8. It's not about a mass movement either. Ever since Manchester University student union elections in 1986 when an anarchist student pulled me on my dogmatic use of terms like "rank and file" and "mass movement" I've rather bristled at political dog whistle cliches. Now they appear to be back in vogue, replacing electoral politics with what Stella Creasy called "meetings and moralising" where self-appointed campaigns claim to speak for the people. Yet it remains a truism that in every council ward in every corner of England there are still about 100 people who provide the social and organisational glue to make things happen.
9. The death of politics and the birth of iDemocracy. I enjoyed Douglas Carswell's book about how open source politics is changing how the public interact with government, but if anything the recent events have proved another old maxim, power is ultimately wielded by people who are prepared to turn up to stuff. Petitions and social media campaigns create an expectation that your viewpoint means something and will make a difference. It won't, unless it is in alignment with sufficient numbers of others who feel the same way. People who don't get their way will say they are excluded. Others will seek a hearing and a voice, as of right. But they still ultimately won't get what they think they want. That's what rule by the majority does.

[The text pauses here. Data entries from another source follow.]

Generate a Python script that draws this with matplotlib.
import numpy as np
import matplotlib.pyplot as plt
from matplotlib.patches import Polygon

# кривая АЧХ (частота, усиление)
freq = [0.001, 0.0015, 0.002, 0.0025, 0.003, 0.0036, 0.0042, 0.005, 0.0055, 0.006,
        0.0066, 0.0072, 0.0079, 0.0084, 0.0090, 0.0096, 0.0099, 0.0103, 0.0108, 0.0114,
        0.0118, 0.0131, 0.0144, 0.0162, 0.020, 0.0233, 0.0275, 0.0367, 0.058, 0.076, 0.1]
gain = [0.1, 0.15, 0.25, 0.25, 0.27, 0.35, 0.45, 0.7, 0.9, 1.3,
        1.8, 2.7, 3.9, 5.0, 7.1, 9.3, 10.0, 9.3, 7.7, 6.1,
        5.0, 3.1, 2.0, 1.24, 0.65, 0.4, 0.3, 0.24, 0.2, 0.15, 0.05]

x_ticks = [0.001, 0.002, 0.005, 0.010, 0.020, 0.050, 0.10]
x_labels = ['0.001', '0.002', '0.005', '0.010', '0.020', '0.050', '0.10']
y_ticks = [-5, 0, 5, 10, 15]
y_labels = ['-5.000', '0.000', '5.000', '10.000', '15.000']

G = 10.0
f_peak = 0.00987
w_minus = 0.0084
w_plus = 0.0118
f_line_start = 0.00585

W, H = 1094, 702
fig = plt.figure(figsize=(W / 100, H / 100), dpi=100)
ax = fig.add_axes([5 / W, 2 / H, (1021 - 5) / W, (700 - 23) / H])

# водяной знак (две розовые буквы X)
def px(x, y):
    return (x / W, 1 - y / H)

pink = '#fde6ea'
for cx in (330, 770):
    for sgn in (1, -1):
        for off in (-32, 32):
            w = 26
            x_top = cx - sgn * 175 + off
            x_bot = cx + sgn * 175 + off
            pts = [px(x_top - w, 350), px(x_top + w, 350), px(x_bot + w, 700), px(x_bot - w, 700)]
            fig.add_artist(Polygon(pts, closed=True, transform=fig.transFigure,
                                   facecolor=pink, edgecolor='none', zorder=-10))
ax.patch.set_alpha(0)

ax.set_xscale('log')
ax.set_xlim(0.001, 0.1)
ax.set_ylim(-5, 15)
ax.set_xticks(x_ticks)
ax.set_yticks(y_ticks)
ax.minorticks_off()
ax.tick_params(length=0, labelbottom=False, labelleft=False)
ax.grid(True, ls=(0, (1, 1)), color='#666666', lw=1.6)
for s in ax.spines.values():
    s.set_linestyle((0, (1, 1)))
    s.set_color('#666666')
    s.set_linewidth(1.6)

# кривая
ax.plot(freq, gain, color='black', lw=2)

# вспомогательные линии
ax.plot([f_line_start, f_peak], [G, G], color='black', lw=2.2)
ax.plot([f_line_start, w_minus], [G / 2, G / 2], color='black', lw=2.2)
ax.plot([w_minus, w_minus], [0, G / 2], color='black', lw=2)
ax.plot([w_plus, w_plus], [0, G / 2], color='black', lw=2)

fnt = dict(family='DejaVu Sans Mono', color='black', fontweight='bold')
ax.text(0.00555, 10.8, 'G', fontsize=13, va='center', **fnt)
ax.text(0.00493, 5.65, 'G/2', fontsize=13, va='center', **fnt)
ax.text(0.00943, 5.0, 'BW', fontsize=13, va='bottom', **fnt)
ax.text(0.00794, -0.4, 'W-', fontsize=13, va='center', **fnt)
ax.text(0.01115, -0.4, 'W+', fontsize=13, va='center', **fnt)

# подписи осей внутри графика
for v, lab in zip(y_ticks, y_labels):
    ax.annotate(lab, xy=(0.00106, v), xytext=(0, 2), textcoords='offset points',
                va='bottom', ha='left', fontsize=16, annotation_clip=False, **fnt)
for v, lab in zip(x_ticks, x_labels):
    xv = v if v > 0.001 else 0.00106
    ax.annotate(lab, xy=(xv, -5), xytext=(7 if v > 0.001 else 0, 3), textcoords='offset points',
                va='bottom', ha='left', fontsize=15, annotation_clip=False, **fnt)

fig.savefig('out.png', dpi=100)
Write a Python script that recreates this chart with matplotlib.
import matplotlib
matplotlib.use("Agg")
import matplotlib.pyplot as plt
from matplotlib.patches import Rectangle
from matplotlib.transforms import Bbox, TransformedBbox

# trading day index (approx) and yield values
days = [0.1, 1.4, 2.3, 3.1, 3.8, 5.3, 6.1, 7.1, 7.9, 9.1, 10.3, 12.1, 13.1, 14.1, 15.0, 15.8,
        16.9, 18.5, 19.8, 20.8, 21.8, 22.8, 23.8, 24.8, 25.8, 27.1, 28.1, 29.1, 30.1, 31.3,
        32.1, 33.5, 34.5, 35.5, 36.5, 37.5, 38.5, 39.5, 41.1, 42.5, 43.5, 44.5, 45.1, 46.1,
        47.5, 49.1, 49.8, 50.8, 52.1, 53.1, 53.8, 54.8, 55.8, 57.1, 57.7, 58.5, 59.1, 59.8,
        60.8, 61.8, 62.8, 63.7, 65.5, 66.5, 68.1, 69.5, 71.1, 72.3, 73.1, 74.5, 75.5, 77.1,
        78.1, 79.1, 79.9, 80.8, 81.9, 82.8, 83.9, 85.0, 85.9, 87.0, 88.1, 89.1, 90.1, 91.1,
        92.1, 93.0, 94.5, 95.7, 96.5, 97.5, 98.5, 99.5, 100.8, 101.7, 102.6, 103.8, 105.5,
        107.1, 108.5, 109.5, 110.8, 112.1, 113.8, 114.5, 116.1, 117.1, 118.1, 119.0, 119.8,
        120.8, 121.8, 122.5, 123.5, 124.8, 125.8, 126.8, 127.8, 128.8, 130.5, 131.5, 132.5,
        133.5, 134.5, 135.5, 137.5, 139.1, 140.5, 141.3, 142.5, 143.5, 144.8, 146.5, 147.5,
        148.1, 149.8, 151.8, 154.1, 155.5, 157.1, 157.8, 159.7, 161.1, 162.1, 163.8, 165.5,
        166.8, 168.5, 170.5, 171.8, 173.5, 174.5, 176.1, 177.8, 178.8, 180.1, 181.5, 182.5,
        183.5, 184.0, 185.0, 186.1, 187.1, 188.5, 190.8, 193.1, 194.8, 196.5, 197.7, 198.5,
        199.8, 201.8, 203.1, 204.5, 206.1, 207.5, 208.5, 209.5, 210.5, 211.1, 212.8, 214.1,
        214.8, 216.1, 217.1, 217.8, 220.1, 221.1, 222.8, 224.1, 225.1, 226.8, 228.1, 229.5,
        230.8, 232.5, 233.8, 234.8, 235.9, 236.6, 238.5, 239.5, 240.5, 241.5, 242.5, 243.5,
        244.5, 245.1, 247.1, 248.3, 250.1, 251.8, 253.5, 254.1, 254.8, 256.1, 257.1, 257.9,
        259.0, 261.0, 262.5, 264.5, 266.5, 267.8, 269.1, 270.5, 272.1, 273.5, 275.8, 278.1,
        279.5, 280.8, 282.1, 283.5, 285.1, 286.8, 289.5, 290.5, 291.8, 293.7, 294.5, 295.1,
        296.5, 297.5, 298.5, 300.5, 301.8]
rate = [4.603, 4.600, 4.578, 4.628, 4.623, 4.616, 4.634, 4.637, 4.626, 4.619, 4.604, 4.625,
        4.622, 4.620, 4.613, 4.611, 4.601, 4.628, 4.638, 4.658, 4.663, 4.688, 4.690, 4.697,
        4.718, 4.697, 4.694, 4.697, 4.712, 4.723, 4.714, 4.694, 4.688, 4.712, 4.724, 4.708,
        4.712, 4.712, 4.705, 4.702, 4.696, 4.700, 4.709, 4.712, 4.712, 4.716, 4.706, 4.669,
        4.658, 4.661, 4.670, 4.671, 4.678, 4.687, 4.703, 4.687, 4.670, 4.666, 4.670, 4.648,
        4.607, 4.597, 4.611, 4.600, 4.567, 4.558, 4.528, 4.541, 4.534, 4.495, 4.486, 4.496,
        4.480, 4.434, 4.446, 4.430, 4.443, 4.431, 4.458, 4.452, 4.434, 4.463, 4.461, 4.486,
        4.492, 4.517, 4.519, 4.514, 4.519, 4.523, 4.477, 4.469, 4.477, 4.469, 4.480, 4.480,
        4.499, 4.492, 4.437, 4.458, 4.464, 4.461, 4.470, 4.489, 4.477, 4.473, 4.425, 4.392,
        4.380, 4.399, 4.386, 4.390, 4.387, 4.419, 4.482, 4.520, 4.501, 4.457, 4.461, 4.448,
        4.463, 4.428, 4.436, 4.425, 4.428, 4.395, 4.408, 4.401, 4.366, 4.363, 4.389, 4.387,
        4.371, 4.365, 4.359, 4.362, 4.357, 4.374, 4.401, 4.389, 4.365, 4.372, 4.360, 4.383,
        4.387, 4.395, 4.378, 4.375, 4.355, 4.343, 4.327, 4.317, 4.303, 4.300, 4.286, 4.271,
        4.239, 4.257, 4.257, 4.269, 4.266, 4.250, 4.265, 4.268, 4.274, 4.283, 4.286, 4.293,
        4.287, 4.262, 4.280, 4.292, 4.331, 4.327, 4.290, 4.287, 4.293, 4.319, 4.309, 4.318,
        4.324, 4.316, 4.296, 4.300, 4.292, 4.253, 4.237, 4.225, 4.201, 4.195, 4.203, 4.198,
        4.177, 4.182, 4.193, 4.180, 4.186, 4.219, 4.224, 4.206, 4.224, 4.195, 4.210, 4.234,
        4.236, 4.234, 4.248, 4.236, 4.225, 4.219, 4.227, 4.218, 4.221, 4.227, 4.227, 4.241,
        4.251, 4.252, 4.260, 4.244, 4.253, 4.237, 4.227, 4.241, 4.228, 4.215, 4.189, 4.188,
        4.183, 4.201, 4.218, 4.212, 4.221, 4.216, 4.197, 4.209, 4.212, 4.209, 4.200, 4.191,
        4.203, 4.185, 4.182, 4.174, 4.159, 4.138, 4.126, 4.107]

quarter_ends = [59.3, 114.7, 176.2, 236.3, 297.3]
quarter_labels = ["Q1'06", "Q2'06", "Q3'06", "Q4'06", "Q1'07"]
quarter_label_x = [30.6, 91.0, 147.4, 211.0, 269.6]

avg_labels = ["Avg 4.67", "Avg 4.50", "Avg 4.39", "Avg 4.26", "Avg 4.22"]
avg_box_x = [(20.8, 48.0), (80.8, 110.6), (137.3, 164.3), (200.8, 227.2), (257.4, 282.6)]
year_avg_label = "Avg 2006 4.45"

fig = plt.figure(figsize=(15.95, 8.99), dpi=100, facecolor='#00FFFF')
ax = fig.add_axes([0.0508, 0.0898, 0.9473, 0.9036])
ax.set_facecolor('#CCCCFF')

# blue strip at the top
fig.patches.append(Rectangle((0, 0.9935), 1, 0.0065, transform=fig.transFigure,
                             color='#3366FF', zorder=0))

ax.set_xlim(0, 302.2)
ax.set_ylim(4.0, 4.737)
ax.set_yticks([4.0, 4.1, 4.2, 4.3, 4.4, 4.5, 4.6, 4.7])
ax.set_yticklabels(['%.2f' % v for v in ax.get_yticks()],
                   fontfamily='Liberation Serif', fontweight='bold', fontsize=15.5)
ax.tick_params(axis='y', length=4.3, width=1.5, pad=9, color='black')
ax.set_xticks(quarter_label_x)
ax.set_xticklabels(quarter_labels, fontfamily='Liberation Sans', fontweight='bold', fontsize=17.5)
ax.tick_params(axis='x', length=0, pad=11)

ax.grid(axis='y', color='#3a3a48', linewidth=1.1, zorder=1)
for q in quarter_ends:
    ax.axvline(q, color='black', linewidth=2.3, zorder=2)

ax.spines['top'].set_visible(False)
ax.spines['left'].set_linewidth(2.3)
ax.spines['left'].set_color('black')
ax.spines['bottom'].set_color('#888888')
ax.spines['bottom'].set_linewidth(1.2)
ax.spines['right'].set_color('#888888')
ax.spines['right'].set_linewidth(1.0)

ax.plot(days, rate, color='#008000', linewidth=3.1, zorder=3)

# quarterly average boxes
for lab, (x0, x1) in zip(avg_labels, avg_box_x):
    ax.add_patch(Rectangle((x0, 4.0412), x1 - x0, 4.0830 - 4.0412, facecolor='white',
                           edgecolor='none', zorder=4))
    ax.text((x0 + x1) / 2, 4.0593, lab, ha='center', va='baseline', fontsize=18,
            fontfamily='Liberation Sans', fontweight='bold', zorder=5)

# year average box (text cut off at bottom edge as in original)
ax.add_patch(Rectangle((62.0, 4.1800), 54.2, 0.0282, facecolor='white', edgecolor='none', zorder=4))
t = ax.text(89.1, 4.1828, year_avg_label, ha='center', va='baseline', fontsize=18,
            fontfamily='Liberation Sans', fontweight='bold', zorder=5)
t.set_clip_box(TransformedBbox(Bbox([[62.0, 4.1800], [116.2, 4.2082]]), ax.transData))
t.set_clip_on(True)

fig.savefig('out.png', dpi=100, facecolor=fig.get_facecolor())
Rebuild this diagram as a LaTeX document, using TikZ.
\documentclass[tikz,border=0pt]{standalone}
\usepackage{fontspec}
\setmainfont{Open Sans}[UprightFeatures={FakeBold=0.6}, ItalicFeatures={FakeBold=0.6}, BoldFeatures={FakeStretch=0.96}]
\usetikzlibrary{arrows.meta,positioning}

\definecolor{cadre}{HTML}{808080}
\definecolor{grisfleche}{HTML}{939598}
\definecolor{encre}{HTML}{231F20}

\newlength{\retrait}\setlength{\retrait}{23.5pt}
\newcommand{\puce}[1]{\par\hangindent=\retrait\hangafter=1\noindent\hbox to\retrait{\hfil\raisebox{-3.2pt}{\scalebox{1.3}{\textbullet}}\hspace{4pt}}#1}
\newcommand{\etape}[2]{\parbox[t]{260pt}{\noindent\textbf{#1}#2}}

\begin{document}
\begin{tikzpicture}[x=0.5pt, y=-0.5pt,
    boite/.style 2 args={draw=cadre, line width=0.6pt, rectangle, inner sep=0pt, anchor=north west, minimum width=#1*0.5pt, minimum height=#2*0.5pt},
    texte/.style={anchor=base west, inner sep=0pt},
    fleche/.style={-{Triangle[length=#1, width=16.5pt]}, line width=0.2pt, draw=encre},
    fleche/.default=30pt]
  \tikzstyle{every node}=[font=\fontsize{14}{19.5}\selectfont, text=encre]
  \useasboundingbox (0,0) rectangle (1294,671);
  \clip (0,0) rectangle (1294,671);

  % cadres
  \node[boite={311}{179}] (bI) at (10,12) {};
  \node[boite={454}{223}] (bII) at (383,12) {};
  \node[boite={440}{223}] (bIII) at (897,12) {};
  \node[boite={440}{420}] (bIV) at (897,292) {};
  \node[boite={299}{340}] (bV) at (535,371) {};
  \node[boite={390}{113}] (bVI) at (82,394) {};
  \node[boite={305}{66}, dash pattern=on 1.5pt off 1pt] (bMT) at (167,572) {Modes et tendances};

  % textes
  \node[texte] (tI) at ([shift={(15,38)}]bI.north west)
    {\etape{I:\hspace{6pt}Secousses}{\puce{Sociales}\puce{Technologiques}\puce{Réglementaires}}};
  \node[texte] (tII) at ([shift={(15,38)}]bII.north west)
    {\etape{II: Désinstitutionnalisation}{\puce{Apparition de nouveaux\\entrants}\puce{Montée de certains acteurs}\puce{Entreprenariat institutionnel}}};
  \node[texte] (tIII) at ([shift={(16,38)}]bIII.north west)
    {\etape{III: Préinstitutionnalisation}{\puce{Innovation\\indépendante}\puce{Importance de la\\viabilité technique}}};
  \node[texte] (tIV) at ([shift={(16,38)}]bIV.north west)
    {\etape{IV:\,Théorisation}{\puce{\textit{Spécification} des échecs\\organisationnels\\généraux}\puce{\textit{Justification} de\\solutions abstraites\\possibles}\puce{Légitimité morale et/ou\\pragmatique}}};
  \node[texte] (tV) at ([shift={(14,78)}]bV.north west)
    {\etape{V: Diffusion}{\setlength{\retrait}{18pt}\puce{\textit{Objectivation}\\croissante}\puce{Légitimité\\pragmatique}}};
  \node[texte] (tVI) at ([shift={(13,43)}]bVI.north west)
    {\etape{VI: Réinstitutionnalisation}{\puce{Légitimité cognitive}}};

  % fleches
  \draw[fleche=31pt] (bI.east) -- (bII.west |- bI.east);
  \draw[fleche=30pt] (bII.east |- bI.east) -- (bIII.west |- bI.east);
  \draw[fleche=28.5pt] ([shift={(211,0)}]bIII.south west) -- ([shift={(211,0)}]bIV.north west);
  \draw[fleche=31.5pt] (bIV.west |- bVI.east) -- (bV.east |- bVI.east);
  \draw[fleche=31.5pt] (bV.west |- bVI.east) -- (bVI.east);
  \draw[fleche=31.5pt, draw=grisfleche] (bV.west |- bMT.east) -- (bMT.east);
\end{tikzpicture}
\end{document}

10. Communications will be everything. In the olden days, putting a notice in the local paper was an extension of the Town Cryer announcing news. Now of course we have local web sites. Sadly, this won't cut it any more either. Neither will a reliance on social media, a website, or posters. A sustained, multi-channel, relentless and tireless drumbeat of messages across every route and via that most trusted of channels - people talking to one another about what matters to them - will be key. And that's the clincher. It has to matter enough to people to ensure they do that.